His sister was leaning forward exchanging blows with Gibson. Quinn Miller said he tried to grab her when “Lizzie” told him Gibson had a knife.

“I saw him (stab her),” he said. “He hauled off and she fell out of the vehicle.”

Quinn Miller said he used his T-shirt to try to stop her bleeding. He dialed 911 and then yelled for a nearby newspaper carrier for help.

Moments later, Gibson’s SUV drove back into the lot, allegedly striking newspaper carrier Robert Geisel II with a side-view mirror.

“I thought it was the police coming to help,” Geisel testified, saying he had to jump out of the way when he realized it wasn’t the police.

Detective Thomas Owens said investigators found Gibson’s vehicle blocks away.
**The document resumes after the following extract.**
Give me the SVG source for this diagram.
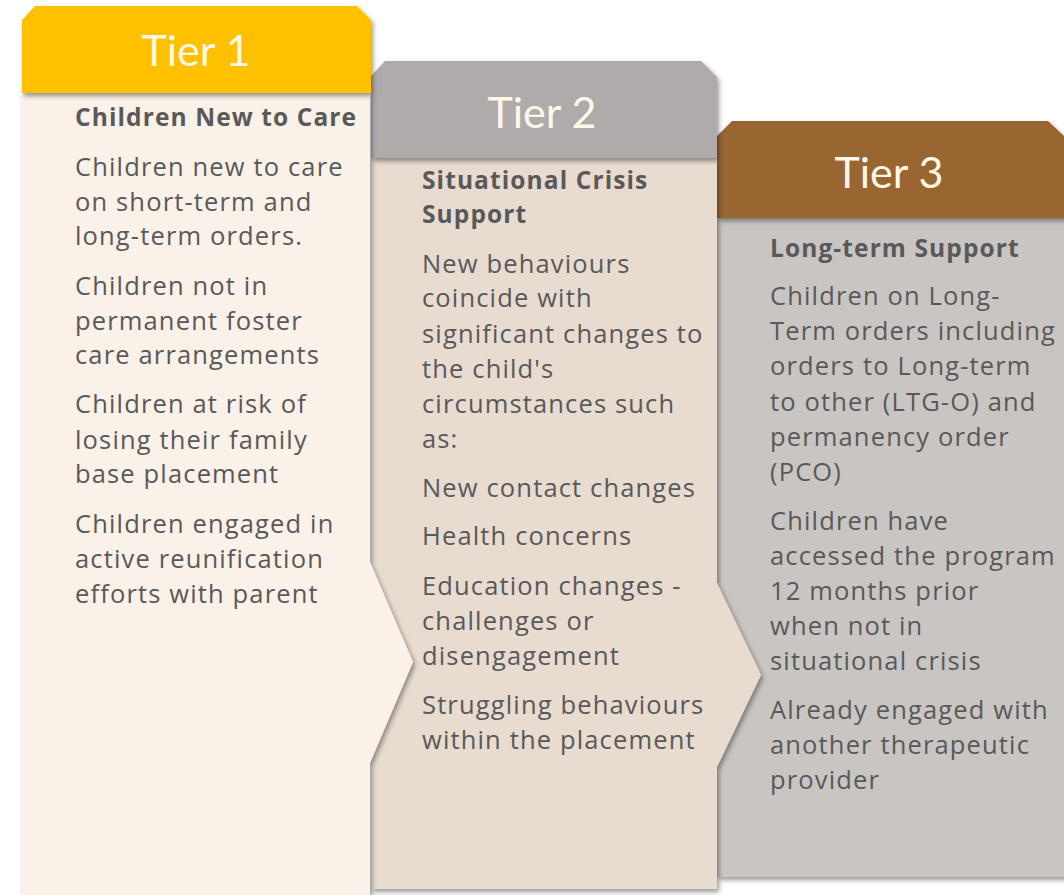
<svg xmlns="http://www.w3.org/2000/svg" width="1064" height="895" viewBox="0 0 1064 895">
<defs>
<filter id="sh" x="-10%" y="-10%" width="130%" height="130%">
<feDropShadow dx="2" dy="3" stdDeviation="2.5" flood-color="#000" flood-opacity="0.4"/>
</filter>
<style>
.hd{font-family:Lato,"Open Sans",sans-serif;font-size:43px;fill:#FFF8E8;text-anchor:middle}
.tt{font-family:"Open Sans",Lato,sans-serif;font-size:24.5px;font-weight:bold;fill:#595959;letter-spacing:1.1px}
.tx{font-family:"Open Sans",Lato,sans-serif;font-size:25.5px;fill:#595959;letter-spacing:1.15px}
</style>
</defs>
<rect width="1064" height="895" fill="#FFFFFF"/>
<g id="tier3">
<path d="M717,218 H1070 V877 H717 Z" fill="#C9C5C2" filter="url(#sh)"/>
<path d="M717,136 L732,121 L1048,121 L1064,136 L1070,136 V218 H717 Z" fill="#996633" filter="url(#sh)"/>
<text class="hd" x="889" y="188">Tier 3</text>
<text class="tt" x="770" y="257">Long-term Support</text>
<text class="tx" x="770" y="305">Children on Long-</text>
<text class="tx" x="770" y="340">Term orders including</text>
<text class="tx" x="770" y="375">orders to Long-term</text>
<text class="tx" x="770" y="411">to other (LTG-O) and</text>
<text class="tx" x="770" y="446">permanency order</text>
<text class="tx" x="770" y="481">(PCO)</text>
<text class="tx" x="770" y="530">Children have</text>
<text class="tx" x="770" y="565">accessed the program</text>
<text class="tx" x="770" y="600">12 months prior</text>
<text class="tx" x="770" y="635">when not in</text>
<text class="tx" x="770" y="670">situational crisis</text>
<text class="tx" x="770" y="719">Already engaged with</text>
<text class="tx" x="770" y="754">another therapeutic</text>
<text class="tx" x="770" y="789">provider</text>
</g>
<g id="tier2">
<path d="M371,158 H717 V583 L761,675 L717,767 V889 H371 Z" fill="#E8DBD0" filter="url(#sh)"/>
<path d="M371,76 L385,61 L701,61 L717,77 V158 H371 Z" fill="#AFABAB" filter="url(#sh)"/>
<text class="hd" x="542" y="128">Tier 2</text>
<text class="tt" x="422" y="189">Situational Crisis</text>
<text class="tt" x="422" y="223">Support</text>
<text class="tx" x="422" y="273">New behaviours</text>
<text class="tx" x="422" y="307">coincide with</text>
<text class="tx" x="422" y="343">significant changes to</text>
<text class="tx" x="422" y="378">the child's</text>
<text class="tx" x="422" y="413">circumstances such</text>
<text class="tx" x="422" y="448">as:</text>
<text class="tx" x="422" y="497">New contact changes</text>
<text class="tx" x="422" y="545">Health concerns</text>
<text class="tx" x="422" y="595">Education changes -</text>
<text class="tx" x="422" y="630">challenges or</text>
<text class="tx" x="422" y="665">disengagement</text>
<text class="tx" x="422" y="714">Struggling behaviours</text>
<text class="tx" x="422" y="749">within the placement</text>
</g>
<g id="tier1">
<path d="M22,93 H370 V562 L413,662 L370,763 V905 H22 Z" fill="#FAF1E8" filter="url(#sh)"/>
<path d="M22,20 L35,6 L357,6 L371,20 V93 H22 Z" fill="#FFC000" filter="url(#sh)"/>
<text class="hd" x="196" y="66">Tier 1</text>
<text class="tt" x="75" y="126">Children New to Care</text>
<text class="tx" x="75" y="176">Children new to care</text>
<text class="tx" x="75" y="211">on short-term and</text>
<text class="tx" x="75" y="245">long-term orders.</text>
<text class="tx" x="75" y="295">Children not in</text>
<text class="tx" x="75" y="330">permanent foster</text>
<text class="tx" x="75" y="364">care arrangements</text>
<text class="tx" x="75" y="413">Children at risk of</text>
<text class="tx" x="75" y="449">losing their family</text>
<text class="tx" x="75" y="483">base placement</text>
<text class="tx" x="75" y="533">Children engaged in</text>
<text class="tx" x="75" y="568">active reunification</text>
<text class="tx" x="75" y="603">efforts with parent</text>
</g>
</svg>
A search warrant showed there was blood on the seat, a cellphone belonging to Gibson and 200 small “stamp bag” packets of heroin, Owens said.

A large survival knife was recovered at the car wash, Owens said.

Dickey argued that prosecutors offered nothing to show how the knife got into the vehicle that morning, although Quinn Miller said Gibson often kept it in his car.

The defense attorney said it was possible Liz Miller brought the knife, that Gibson may have been defending himself, or that Miller landed on the knife during their altercation in the car, noting “a lot of things could’ve happened that morning.”

But Grecek said that at the preliminary hearing, Assistant District Attorneys Wayne Langerholc and Beth Bolton-Penna need only show their case against Gibson had enough merit to warrant a trial.

Langerholc said he was pleased at Monday’s decision, saying Monday’s hearing was difficult on the Miller family.

Dickey said he was disappointed by the judge’s decision but said he’ll continue to fight the case at the next level.

“This wasn’t a case where someone was stabbed several times, or in a vital organ,” he said.  “Where’s the intent?”